Es sind die ersten fünf Minuten von acht Folgen und man steht gerade einmal an der Pforte zur Hölle: Die ragt grün-grau-blinkend vor dem 16-jährigen Juri (Tristan Göbel) und seinem Vater Jaschek (Charly Hübner) ziemlich selbstbewusst in den Himmel. Ein gigantischer Plattenbau und ein denkbar schlechter Ort für einen Neubeginn. Zurück gibt es eh keines: Nach dem Tod der Mutter gibt der Vater hier künftig den Hausmeister.

Die Serie „Hausen“ (Sky) kommt als Spukhaus-Serie daher, ist aber mehr eine Dystopie im Mystery-Kleid, eine Horrorserie mit Gesellschaftskritik. Gruselig, auch deshalb, weil der Grundriss der Serie den ganz realen Horror widerspiegelt: Systemabhängigkeiten, Isolation, Vereinsamung inmitten einer totalen Individualisierung. Das Haus, es saugt die Bewohner aus, indem es sie mit einer Droge, die es absondert, an sich bindet. Blutleer wie Zombies huschen die Bewohner durch den düsteren Plattenbau. Nur Neuzugang Juri gneißt schnell, dass hier etwas nicht stimmt: „Es gibt einen Grund, warum wir hier nicht glücklich werden.“ Und er wird tätig werden, aber das Haus hat ihn schon längst am Radar.

Gedreht wurde in einem Lost Place, einem ehemaligen DDR-Krankenhaus: „Das war schon krass“, so Hauptdarsteller Tristan Göbel zur Kleinen Zeitung, „die Lichter haben nicht funktioniert, alles war dunkel, die Heizung war kaputt und es war extrem kalt.“ Eine Stimmung, die sich in der Serie durchschlägt. Entrückte Bewohner, die in dieser Lethargie hausen: junge Drogendealer, ein altes Ehepaar, eine Familie mit Hang zu Recht und Ordnung, ein verschwundenes Baby, dessen verzweifeltes Weinen durch die Luftschächte hallt.
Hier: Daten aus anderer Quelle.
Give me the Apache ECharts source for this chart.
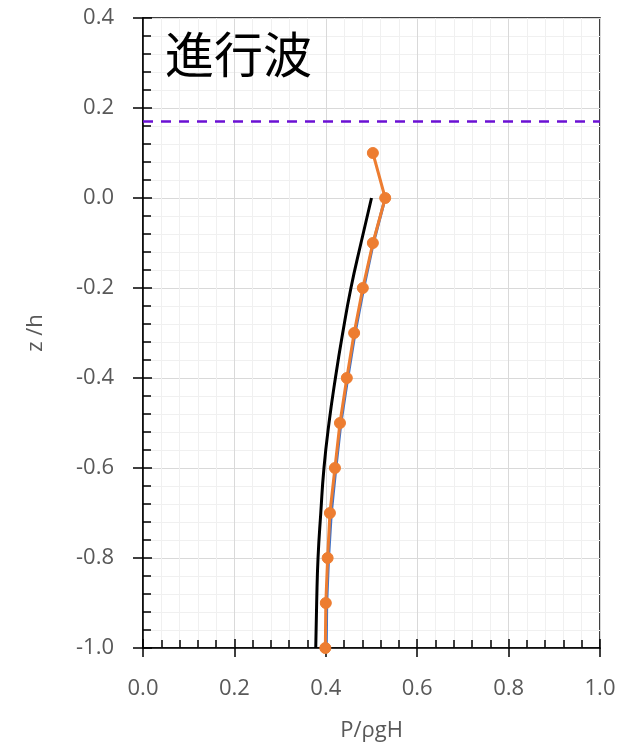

Beklemmung in exquisiter Form.

© Sky Deutschland

Für die Schauspieler jedoch eine Herausforderung, so Göbel: „Ein Haus als Gegner, das war an sich schon komisch zu spielen, weil es keine Person ist, die einem gegenübersteht.“ Und doch fügt sich dieser Organismus perfekt in seine Rolle, saugt die Traurigkeit der Bewohner auf, kriecht durch jede Ritze und räumt mit einem Grusel-Klischee auf: Das Monster liegt nicht unter dem Bett, es umfängt einen fast zärtlich.